Wall Street ended the week on a sour note Friday, with all three major indexes finishing in the red as investors grew increasingly nervous about Washington's inability to resolve the federal debt ceiling standoff. The S&P 500 shed roughly 37 points to close near 5,821, while the Nasdaq dropped nearly 1% as rate-sensitive growth stocks felt the most pressure. The Dow slipped under 42,000, erasing gains made earlier in the week.
Treasury yields climbed throughout the session, with the 10-year note pushing back toward 4.65%, a move that rattled equity markets broadly. Gold continued its ascent, touching $3,318 per ounce as nervous investors piled into safe-haven assets. Oil held relatively steady at $74.20 a barrel amid mixed signals from OPEC+ and a modest uptick in U.S. rig counts.

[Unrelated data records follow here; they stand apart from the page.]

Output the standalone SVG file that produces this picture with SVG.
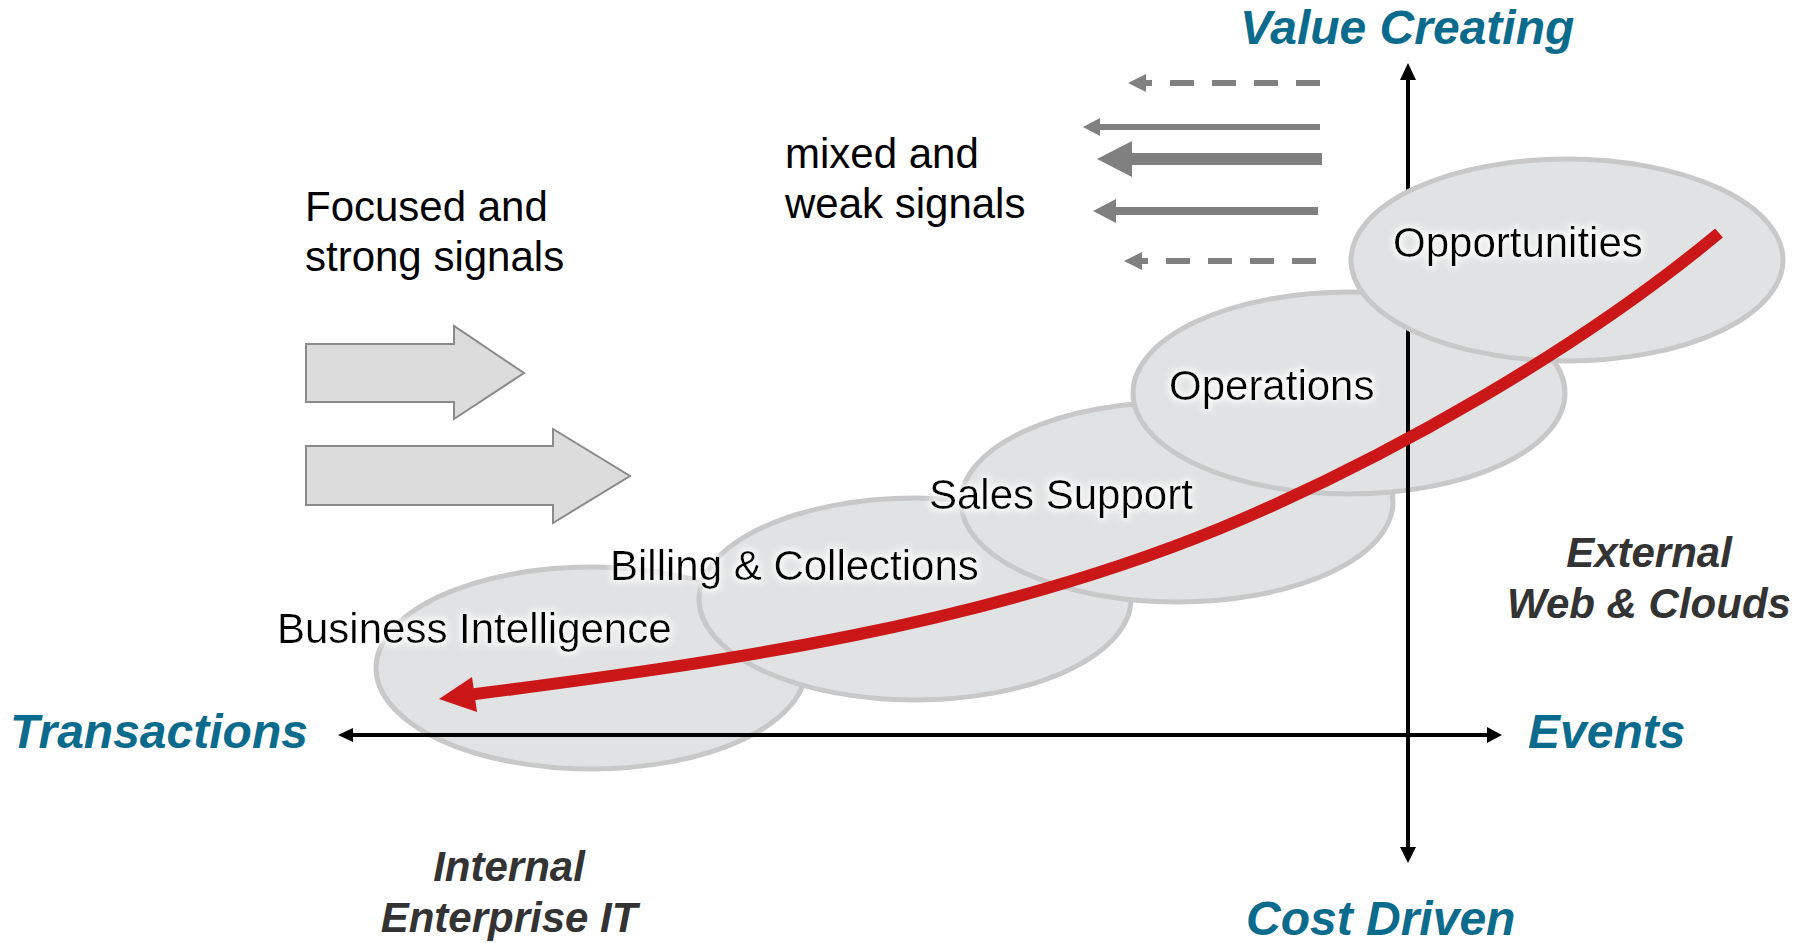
<svg xmlns="http://www.w3.org/2000/svg" width="1811" height="943" viewBox="0 0 1811 943">
<defs>
<style>
.lbl{font-family:"Liberation Sans",Arial,sans-serif;font-size:42px;fill:#000}
.axis{font-family:"Liberation Sans",Arial,sans-serif;font-size:48px;font-weight:bold;font-style:italic;fill:#0b6b8c}
.zone{font-family:"Liberation Sans",Arial,sans-serif;font-size:42px;font-weight:bold;font-style:italic;fill:#333333;text-anchor:middle}
.ell{fill:#e1e2e3;stroke:#c8c8c8;stroke-width:5}
.blk{fill:#dcdcdc;stroke:#8a8a8a;stroke-width:2}
.sig{stroke:#808080;fill:none}
.head{fill:#808080}
.ax{stroke:#000;stroke-width:4;fill:none}
</style>
<filter id="glow" x="-10%" y="-40%" width="120%" height="180%">
<feMorphology in="SourceAlpha" operator="dilate" radius="2" result="d"/>
<feGaussianBlur in="d" stdDeviation="3" result="b"/>
<feFlood flood-color="#ffffff" flood-opacity="0.9"/>
<feComposite in2="b" operator="in" result="g"/>
<feMerge><feMergeNode in="g"/><feMergeNode in="SourceGraphic"/></feMerge>
</filter>
</defs>
<rect width="1811" height="943" fill="#ffffff"/>

<g id="focused-label">
<text class="lbl" x="305" y="221">Focused and</text>
<text class="lbl" x="305" y="271">strong signals</text>
</g>
<g id="strong-arrow-1"><polygon class="blk" points="306,344 454,344 454,326 524,373 454,419 454,402 306,402"/></g>
<g id="strong-arrow-2"><polygon class="blk" points="306,446 553,446 553,429 630,476 553,523 553,505 306,505"/></g>

<g id="mixed-label">
<text class="lbl" x="785" y="168">mixed and</text>
<text class="lbl" x="785" y="218">weak signals</text>
</g>

<g id="weak-signals">
<line class="sig" x1="1320" y1="83" x2="1146" y2="83" stroke-width="6" stroke-dasharray="24 18"/>
<polygon class="head" points="1128,83 1146,74 1146,92"/>
<line class="sig" x1="1320" y1="127" x2="1098" y2="127" stroke-width="6"/>
<polygon class="head" points="1083,127 1100,118 1100,136"/>
<line class="sig" x1="1322" y1="159" x2="1128" y2="159" stroke-width="12"/>
<polygon class="head" points="1097,159 1132,141 1132,177"/>
<line class="sig" x1="1318" y1="211" x2="1112" y2="211" stroke-width="8"/>
<polygon class="head" points="1093,211 1116,199 1116,223"/>
<line class="sig" x1="1316" y1="261" x2="1142" y2="261" stroke-width="6" stroke-dasharray="24 18"/>
<polygon class="head" points="1124,261 1142,252 1142,270"/>
</g>

<g id="business-intelligence"><ellipse class="ell" cx="591" cy="668" rx="215" ry="101"/></g>
<g id="billing-collections"><ellipse class="ell" cx="915" cy="599" rx="216" ry="101"/></g>
<g id="sales-support"><ellipse class="ell" cx="1177" cy="502" rx="216" ry="100"/></g>
<g id="operations"><ellipse class="ell" cx="1349" cy="393" rx="216" ry="101"/></g>

<g id="connectors">
<line class="ax" x1="350" y1="735" x2="1490" y2="735"/>
<polygon points="338,735 353,728 353,742"/>
<polygon points="1502,735 1487,727 1487,743"/>
<line class="ax" x1="1408" y1="78" x2="1408" y2="850"/>
<polygon points="1408,63 1400,80 1416,80"/>
<polygon points="1408,863 1400,847 1416,847"/>
</g>

<g id="opportunities"><ellipse class="ell" cx="1567" cy="260" rx="216" ry="101"/></g>

<g id="node-labels" filter="url(#glow)">
<text class="lbl" x="1393" y="257">Opportunities</text>
<text class="lbl" x="1169" y="400">Operations</text>
<text class="lbl" x="929" y="509">Sales Support</text>
<text class="lbl" x="610" y="580">Billing &amp; Collections</text>
<text class="lbl" x="277" y="643">Business Intelligence</text>
</g>

<g id="trend-curve">
<path d="M1719,233 C1581,348 1387,459 1221,528 C985,625 726,662 468,695" fill="none" stroke="#cc1719" stroke-width="12"/>
<polygon points="439,699 472,677 477,712" fill="#cc1719"/>
</g>

<g id="axis-labels">
<text class="axis" x="1240" y="44">Value Creating</text>
<text class="axis" x="10" y="748">Transactions</text>
<text class="axis" x="1528" y="748">Events</text>
<text class="axis" x="1246" y="935">Cost Driven</text>
</g>
<g id="zone-labels">
<text class="zone" x="1649" y="567">External</text>
<text class="zone" x="1649" y="618">Web &amp; Clouds</text>
<text class="zone" x="509" y="881">Internal</text>
<text class="zone" x="509" y="932">Enterprise IT</text>
</g>
</svg>
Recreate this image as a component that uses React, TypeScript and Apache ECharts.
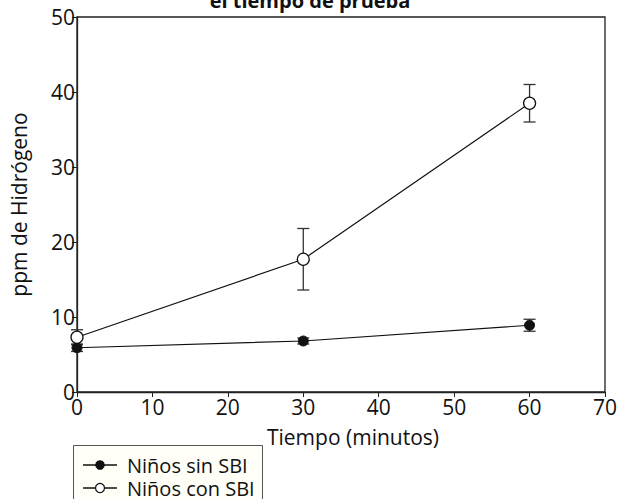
import React, { useEffect, useRef } from "react";
import * as echarts from "echarts";

const times = [0, 30, 60];
const seriesNames = ["Niños sin SBI", "Niños con SBI"];
const sinSBI = [5.9, 6.8, 8.9];
const sinSBIErr = [0.5, 0.4, 0.8];
const conSBI = [7.3, 17.7, 38.5];
const conSBIErr = [1.0, 4.1, 2.5];
const xTicks = [0, 10, 20, 30, 40, 50, 60, 70];
const yTicks = [0, 10, 20, 30, 40, 50];

const FONT = "'Open Sans', Lato, sans-serif";

function errSeries(vals: number[], errs: number[], capW: number) {
  return {
    type: "custom",
    silent: true,
    z: 1,
    data: times.map((t, i) => [t, vals[i] - errs[i], vals[i] + errs[i]]),
    renderItem: (params: any, api: any) => {
      const x = api.value(0);
      const lo = api.coord([x, api.value(1)]);
      const hi = api.coord([x, api.value(2)]);
      const st = { stroke: "#333", lineWidth: 1.3 };
      return {
        type: "group",
        children: [
          { type: "line", shape: { x1: lo[0], y1: lo[1], x2: hi[0], y2: hi[1] }, style: st },
          { type: "line", shape: { x1: lo[0] - capW, y1: lo[1], x2: lo[0] + capW, y2: lo[1] }, style: st },
          { type: "line", shape: { x1: hi[0] - capW, y1: hi[1], x2: hi[0] + capW, y2: hi[1] }, style: st },
        ],
      };
    },
  };
}

function legendItem(y: number, name: string, filled: boolean) {
  return [
    { type: "line", shape: { x1: 83, y1: y, x2: 117, y2: y }, style: { stroke: "#111", lineWidth: 1.3 } },
    {
      type: "circle",
      shape: { cx: 100, cy: y, r: filled ? 4.2 : 4.5 },
      style: { fill: filled ? "#111" : "#ffffff", stroke: "#111", lineWidth: 1.2 },
    },
    {
      type: "text",
      x: 127,
      y: y,
      style: {
        text: name,
        fontFamily: FONT,
        fontSize: 20,
        lineHeight: 20,
        fill: "#111",
        verticalAlign: "middle",
      },
    },
  ];
}

export default function App() {
  const ref = useRef<HTMLDivElement>(null);
  useEffect(() => {
    const chart = echarts.init(ref.current!, null, { renderer: "svg" });
    chart.setOption({
      animation: false,
      backgroundColor: "#ffffff",
      textStyle: { fontFamily: FONT },
      title: {
        text: "el tiempo de prueba",
        left: "center",
        top: -15,
        textStyle: { fontFamily: FONT, fontSize: 20, fontWeight: "bold", color: "#111" },
      },
      grid: { left: 73, right: 11, top: 17, bottom: 107, show: true, borderColor: "#222", borderWidth: 1.3 },
      xAxis: {
        type: "value",
        min: 0,
        max: 70,
        interval: 10,
        name: "Tiempo (minutos)",
        nameLocation: "middle",
        nameGap: 34,
        nameTextStyle: { fontFamily: FONT, fontSize: 21, color: "#111", padding: [0, 0, 0, 24] },
        axisLine: { onZero: false, lineStyle: { color: "#222", width: 1.3 } },
        axisTick: { show: true, length: 5, lineStyle: { color: "#222" } },
        axisLabel: { fontFamily: FONT, fontSize: 21, color: "#111", margin: 4, formatter: (v: number) => (xTicks.includes(v) ? String(v) : "") },
        splitLine: { show: false },
      },
      yAxis: {
        type: "value",
        min: 0,
        max: 50,
        interval: 10,
        name: "ppm de Hidrógeno",
        nameLocation: "middle",
        nameGap: 48,
        nameTextStyle: { fontFamily: FONT, fontSize: 21, color: "#111" },
        axisLine: { show: true, lineStyle: { color: "#222", width: 1.3 } },
        axisTick: { show: true, length: 5, lineStyle: { color: "#222" } },
        axisLabel: { fontFamily: FONT, fontSize: 21, color: "#111", margin: 2, formatter: (v: number) => (yTicks.includes(v) ? String(v) : "") },
        splitLine: { show: false },
      },
      graphic: [
        {
          type: "rect",
          shape: { x: 73.5, y: 445.5, width: 189, height: 70 },
          style: { fill: "#fffff8", stroke: "#555", lineWidth: 1 },
        },
        ...legendItem(465, seriesNames[0], true),
        ...legendItem(488, seriesNames[1], false),
      ],
      series: [
        errSeries(sinSBI, sinSBIErr, 6),
        errSeries(conSBI, conSBIErr, 6),
        {
          name: seriesNames[0],
          type: "line",
          z: 3,
          data: times.map((t, i) => [t, sinSBI[i]]),
          symbol: "circle",
          symbolSize: 10,
          lineStyle: { color: "#111", width: 1.2 },
          itemStyle: { color: "#111", borderColor: "#111", borderWidth: 1 },
        },
        {
          name: seriesNames[1],
          type: "line",
          z: 3,
          data: times.map((t, i) => [t, conSBI[i]]),
          symbol: "circle",
          symbolSize: 12,
          lineStyle: { color: "#111", width: 1.2 },
          itemStyle: { color: "#ffffff", borderColor: "#111", borderWidth: 1.3 },
        },
      ],
    });
    return () => chart.dispose();
  }, []);
  return <div ref={ref} style={{ width: 620, height: 499, position: "absolute", left: 0, top: 0 }} />;
}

The bright spot of the day was Nvidia, which bucked the broader selloff and gained 2.7% after multiple Wall Street desks raised their price targets ahead of the chipmaker's quarterly results next week. AI infrastructure spending remains a powerful tailwind the market keeps returning to, even on down days.
The VIX climbed to 19.4, its highest close in two weeks, signaling that options traders are bracing for near-term volatility. With a holiday-shortened calendar ahead and debt ceiling talks showing little progress, the path of least resistance may remain choppy.